When water comes into contact with a cold surface, it freezes and changes into ice—a fact that is already well known.
However, the actual process and its minute details have remained vague, until now.
The first step in ice formation is called ‘nucleation’ and happens in an incredibly short length of time, a fraction of a billionth of a second, when highly mobile individual water molecules ‘find each other’ and coalesce.
Anton Tamtögl, Institute of Experimental Physics, Graz University of Technology
Traditional microscopes are relatively slow to monitor the movement of water molecules, and hence, it is not possible to apply them to “watch” the way molecules accumulate on top of the surfaces of solids.
Findings Turn Previous Understanding of Ice Formation Upside Down
Using computational simulations and a new experimental method, Tamtögl and a research team from the University of Cambridge and the University of Surrey successfully tracked down the initial step of ice formation on the surface of graphene.
The researchers made an incredible observation that water molecules tend to repel one another and must acquire adequate energy to overcome this repulsion before ice begins to form; in other words, it should become hot before the formation of ice. The study was published in the Nature Communications journal.
Speaking in the general sense, the lead author of the study Anton Tamtögl stated, “repulsion between water molecules has simply not been considered during ice nucleation—this work will change all that.”
Following the “Dance” of Water Molecules
The researchers discovered this effect by using a technique known as Helium Spin-Echo (HeSE)—a method devised at the Cavendish Laboratory in Cambridge and particularly developed to track down the movement of molecules and atoms.
The machine disperses helium from the moving molecules on a surface, just like the way radio waves disperse from vehicles in a radar speed-trap. It records the number of dispersed helium and its velocity/energy after scattering and thus helps track the motion of molecules and atoms.
The HeSE experiments demonstrated that water molecules on the surface of graphene, that is, an individual atomic layer of carbon, repel one another. This repulsion occurs because of the same molecular alignment, perpendicular to the surface.

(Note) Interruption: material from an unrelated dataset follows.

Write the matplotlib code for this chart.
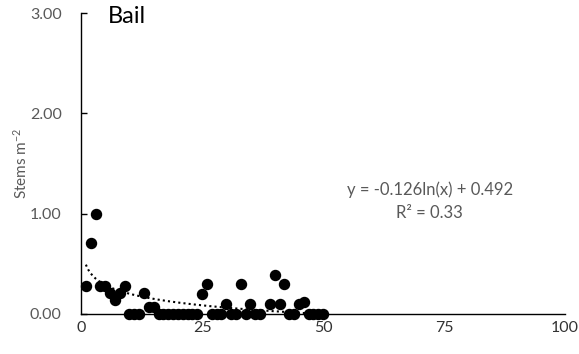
import numpy as np
import matplotlib
matplotlib.use("Agg")
import matplotlib.pyplot as plt

plt.rcParams['font.family'] = ['Lato', 'DejaVu Sans']
plt.rcParams['mathtext.fontset'] = 'custom'
plt.rcParams['mathtext.rm'] = 'Lato'
plt.rcParams['mathtext.it'] = 'Lato'

# Stem density per plot (plot number along the transect)
plot_no = [1, 2, 3, 4, 5, 6, 7, 8, 9, 10,
           11, 12, 13, 14, 15, 16, 17, 18, 19, 20,
           21, 22, 23, 24, 25, 26, 27, 28, 29, 30,
           31, 32, 33, 34, 35, 36, 37, 39, 40,
           41, 42, 43, 44, 45, 46, 47, 48, 49, 50]
stems = [0.28, 0.71, 1.00, 0.28, 0.28, 0.21, 0.14, 0.21, 0.28, 0.00,
         0.00, 0.00, 0.21, 0.07, 0.07, 0.00, 0.00, 0.00, 0.00, 0.00,
         0.00, 0.00, 0.00, 0.00, 0.20, 0.30, 0.00, 0.00, 0.00, 0.10,
         0.00, 0.00, 0.30, 0.00, 0.10, 0.00, 0.00, 0.10, 0.39,
         0.10, 0.30, 0.00, 0.00, 0.10, 0.12, 0.00, 0.00, 0.00, 0.00]

# log trendline coefficients
fit_a = -0.126
fit_b = 0.492
r_squared = 0.33

x_ticks = [0, 25, 50, 75, 100]
y_ticks = [0.0, 1.0, 2.0, 3.0]

fig = plt.figure(figsize=(5.79, 3.54), dpi=100)
ax = fig.add_axes([0.140, 0.113, 0.836, 0.850])

ax.scatter(plot_no, stems, s=52, color='black', zorder=3, clip_on=False)

xs = np.linspace(1, max(plot_no), 200)
ax.plot(xs, fit_a * np.log(xs) + fit_b, color='black', lw=1.5,
        linestyle=(0, (1, 1.5)), zorder=2)

ax.set_xlim(0, 100)
ax.set_ylim(0, 3)
ax.set_xticks(x_ticks)
ax.set_yticks(y_ticks)
ax.set_yticklabels([f"{v:.2f}" for v in y_ticks])

for side in ['top', 'right']:
    ax.spines[side].set_visible(False)
for side in ['left', 'bottom']:
    ax.spines[side].set_color('black')
    ax.spines[side].set_linewidth(1.0)

ax.tick_params(axis='x', length=0, pad=5, labelsize=11.5, labelcolor='#333333')
ax.tick_params(axis='y', direction='in', length=4, width=1.0, pad=14,
               labelsize=11.5, labelcolor='#595959')

ax.set_ylabel('Stems m$^{-2}$', fontsize=11, color='#595959', labelpad=0)

ax.text(5.6, 2.97, 'Bail', fontsize=17, color='black', va='center', ha='left')

ax.text(72, 1.24, f'y = {fit_a:.3f}ln(x) + {fit_b:.3f}', fontsize=12,
        color='#595959', ha='center', va='center')
ax.text(72, 1.01, f'R² = {r_squared:.2f}', fontsize=12,
        color='#595959', ha='center', va='center')

fig.savefig('out.png', dpi=100)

The situation is similar to bringing a pair of magnets with like poles together: They will force themselves apart. To trigger the nucleation of ice, one of the two molecules should reorient itself, and only then can they reach close to one another. But this kind of reorientation needs more energy and, hence, represents a limitation that should be resolved to ensure the growth of ice crystals.
The experimental findings were confirmed by computational simulations, where the accurate energy of water molecules in various configurations was plotted and the interactions between molecules close to one another were estimated.
Simulations also make it possible to “switch” the repulsion on and off, thus offering more evidence of the effect. The combination of both theoretical and experimental techniques enabled international scientific researchers to reveal the behavior of the water molecules.
For the first time, this method precisely captures how the initial step of ice formation at the surface evolves, and this eventually enabled the team to suggest a formerly unfamiliar physical mechanism.
Relevance for Other Fields and Applications
The researchers also proposed that the recently observed effect may take place more extensively on other kinds of surfaces.
“Our findings pave the way for new strategies to control ice formation or prevent icing,” added Tamtögl, thinking, for instance, of surface treatments particularly for telecommunications, aviation, or wind power.
Interpreting the microscopic processes at work at the time of ice formation is also crucial to estimate the melting and formation of ice, from separate crystals to glaciers and ice sheets. In this case, the latter is significant to one’s ability to measure environmental transformation in relation to global warming and climate change.
The study has been archived in the Field of Expertise “Advanced Materials Science,” which is one of the five research foci of Graz University of Technology.
Tamtög, A., et al. (2021) Motion of water monomers reveals a kinetic barrier to ice nucleation on graphene. Nature Communications. doi.org/10.1038/s41467-021-23226-5.